In May 2010, when the new Public Service Act was implemented, it now meant that the ‘slave days’ for the teachers were over. The new Act read together with the Employment act clearly stipulates that public service workers (including Teachers) are to work 8 hours a day. They  further state that if after the 8 hours or over the weekends, the employer still has some work to be done, then it’s   either the employee gets overtime payment or day offs in lieu of the overtime worked. This is applicable to the teachers as well as per the new act. The Employment Act further explains how the overtime is calculated and claimed; the same thing with how the day offs are supposed to be taken.
Unfortunately, teachers never benefitted from the implementation of the new act.  One would have thought that, having been doing the ‘donkey work’ of core curricular activities unpaid, teachers would have something to smile about, but the opposite is true. Wavering the law is the order of the day when it comes to the teachers in this country.  Overtime is not properly done and the day offs are also not taken as per the employment act and hence most teachers back off.
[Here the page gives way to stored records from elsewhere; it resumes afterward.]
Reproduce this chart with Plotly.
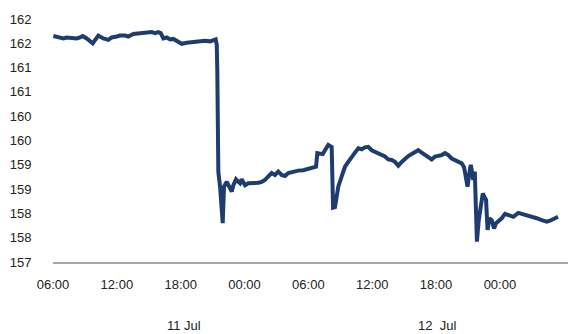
import pandas as pd
import plotly.graph_objects as go

# ---- data ----
start_time = "2024-07-11 06:00"
hours_since_start = [
    0.03, 0.50, 0.97, 1.29, 1.76, 2.23, 2.54, 2.79, 3.17, 3.73, 4.26, 4.73, 5.20, 5.52, 5.99,
    6.30, 6.77, 7.08, 7.55, 8.18, 8.81, 9.28, 9.59, 9.90, 10.12, 10.37, 10.69, 11.00, 11.31,
    11.63, 12.10, 12.57, 13.19, 13.82, 14.29, 14.76, 15.29, 15.39, 15.44, 15.54, 15.70, 15.95,
    16.07, 16.33, 16.57, 16.80, 16.95, 17.20, 17.42, 17.58, 17.73, 18.05, 18.36, 18.83, 19.30,
    19.61, 19.92, 20.24, 20.55, 20.86, 21.17, 21.49, 21.80, 22.11, 22.58, 23.05, 23.52, 24.00,
    24.46, 24.72, 24.84, 25.09, 25.35, 25.56, 25.87, 26.19, 26.25, 26.32, 26.50, 26.64, 26.81,
    27.13, 27.44, 27.75, 28.07, 28.38, 28.69, 29.01, 29.32, 29.63, 29.95, 30.26, 30.57, 30.89,
    31.20, 31.51, 31.83, 32.14, 32.45, 32.77, 33.08, 33.39, 33.71, 34.02, 34.33, 34.65, 34.96,
    35.27, 35.59, 35.90, 36.21, 36.53, 36.84, 37.15, 37.47, 37.78, 38.09, 38.41, 38.63, 38.82,
    38.96, 39.13, 39.26, 39.38, 39.50, 39.64, 39.76, 39.84, 40.01, 40.20, 40.39, 40.54, 40.70,
    40.84, 41.01, 41.23, 41.45, 41.64, 41.85, 42.17, 42.48, 42.79, 43.26, 43.73, 44.05, 44.52,
    44.99, 45.46, 45.93, 46.40, 46.71, 47.02, 47.34, 47.46,
]
usdjpy = [
    161.65, 161.62, 161.60, 161.62, 161.60, 161.60, 161.62, 161.65, 161.60, 161.50, 161.66,
    161.60, 161.57, 161.62, 161.64, 161.66, 161.66, 161.64, 161.69, 161.71, 161.71, 161.73,
    161.71, 161.73, 161.71, 161.60, 161.62, 161.58, 161.59, 161.55, 161.49, 161.51, 161.53,
    161.54, 161.55, 161.54, 161.58, 161.47, 160.95, 158.85, 158.55, 157.80, 158.55, 158.65,
    158.55, 158.45, 158.58, 158.70, 158.65, 158.62, 158.70, 158.58, 158.62, 158.62, 158.63,
    158.65, 158.69, 158.76, 158.83, 158.79, 158.86, 158.79, 158.77, 158.83, 158.86, 158.88,
    158.89, 158.91, 158.93, 158.96, 159.24, 159.24, 159.22, 159.30, 159.41, 159.37, 158.28,
    158.12, 158.13, 158.38, 158.55, 158.76, 158.96, 159.06, 159.17, 159.25, 159.34, 159.32,
    159.36, 159.37, 159.30, 159.27, 159.25, 159.22, 159.17, 159.11, 159.10, 159.06, 158.98,
    159.06, 159.13, 159.18, 159.22, 159.27, 159.30, 159.25, 159.20, 159.15, 159.11, 159.17,
    159.18, 159.20, 159.24, 159.20, 159.13, 159.10, 159.05, 159.03, 158.95, 158.75, 158.55,
    158.83, 159.00, 158.86, 158.69, 158.86, 158.14, 157.42, 157.86, 158.14, 158.41, 158.34,
    158.28, 157.66, 157.90, 157.86, 157.69, 157.80, 157.83, 157.90, 157.99, 157.97, 157.93,
    158.01, 157.99, 157.97, 157.95, 157.90, 157.86, 157.83, 157.85, 157.88, 157.92, 157.93,
]
x_tick_times = [
    "2024-07-11 06:00", "2024-07-11 12:00", "2024-07-11 18:00", "2024-07-12 00:00",
    "2024-07-12 06:00", "2024-07-12 12:00", "2024-07-12 18:00", "2024-07-13 00:00",
]
x_tick_labels = ["06:00", "12:00", "18:00", "00:00", "06:00", "12:00", "18:00", "00:00"]
y_tick_values = [157, 157.5, 158, 158.5, 159, 159.5, 160, 160.5, 161, 161.5, 162]
y_tick_labels = ["157", "158", "158", "159", "159", "160", "160", "161", "161", "162", "162"]
day_labels = ["11 Jul", "12  Jul"]
day_label_times = ["2024-07-11 18:18", "2024-07-12 18:06"]
x_range = ["2024-07-11 06:00", "2024-07-13 06:24"]
y_range = [157, 162]

times = pd.Timestamp(start_time) + pd.to_timedelta(hours_since_start, unit="h")

FONT = "Liberation Sans, Arial, sans-serif"
TEXT = "#222222"

fig = go.Figure()
fig.add_trace(go.Scatter(
    x=times, y=usdjpy, mode="lines",
    line=dict(color="#1f3c6e", width=4),
    hoverinfo="skip", showlegend=False,
))

for lbl, t in zip(day_labels, day_label_times):
    fig.add_annotation(
        x=t, y=-0.263, xref="x", yref="paper", text=lbl, showarrow=False,
        font=dict(family=FONT, size=13, color=TEXT), xanchor="center", yanchor="middle",
    )

fig.update_layout(
    width=568, height=334,
    margin=dict(l=53, r=0, t=19, b=72),
    paper_bgcolor="white", plot_bgcolor="white",
    font=dict(family=FONT, size=13, color=TEXT),
    xaxis=dict(
        type="date", range=x_range,
        tickvals=x_tick_times, ticktext=x_tick_labels,
        showgrid=False, zeroline=False,
        showline=True, linecolor="#a8a8a8", linewidth=1.5,
        ticks="outside", ticklen=10, tickcolor="rgba(0,0,0,0)",
    ),
    yaxis=dict(
        range=y_range, tickvals=y_tick_values, ticktext=y_tick_labels,
        showgrid=False, zeroline=False, showline=False,
        ticks="outside", ticklen=18, tickcolor="rgba(0,0,0,0)",
    ),
)

fig.write_html("out.html")
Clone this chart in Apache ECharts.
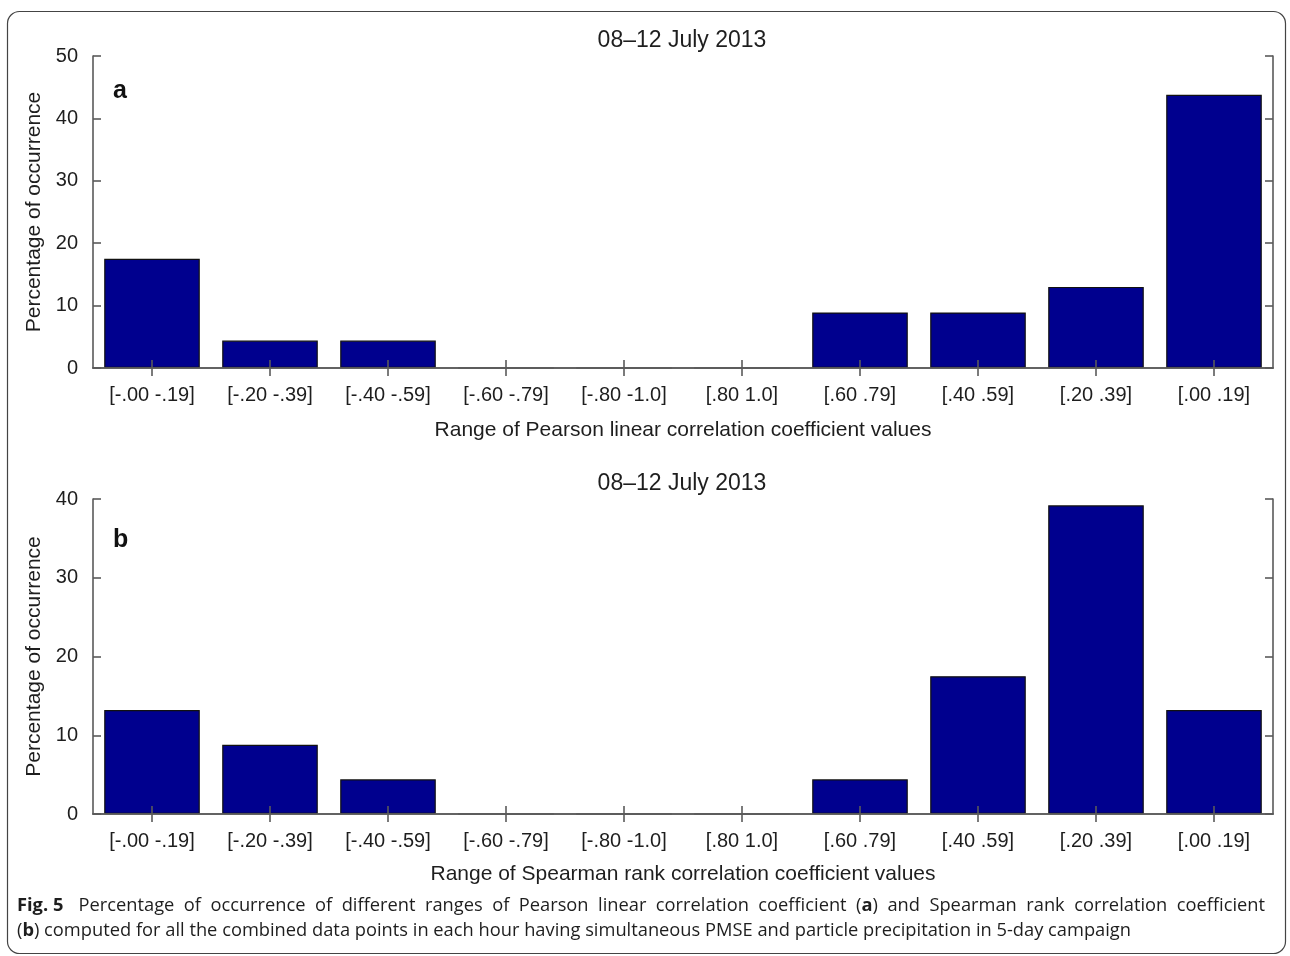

As a results, a lot of schools do not participate in sports and clubs meaning that a lot of other potential athletes are denied the opportunity to show their talents. In the past all the students took part in all the core curricular activities and some even benefited from them directly, if they were not academically gifted. Denying teachers what is due to them has not only lowered their morale but is also denying them to help produce athletes for this country as they used to.
You should not expect us to do well in the sporting circles because you deny a lot of our students a chance and right to complete and explore their talents by denying teachers what is due to them. And who knows, maybe all these students would one day gather and take the government to task for denying them the opportunity to explore their talents while at school.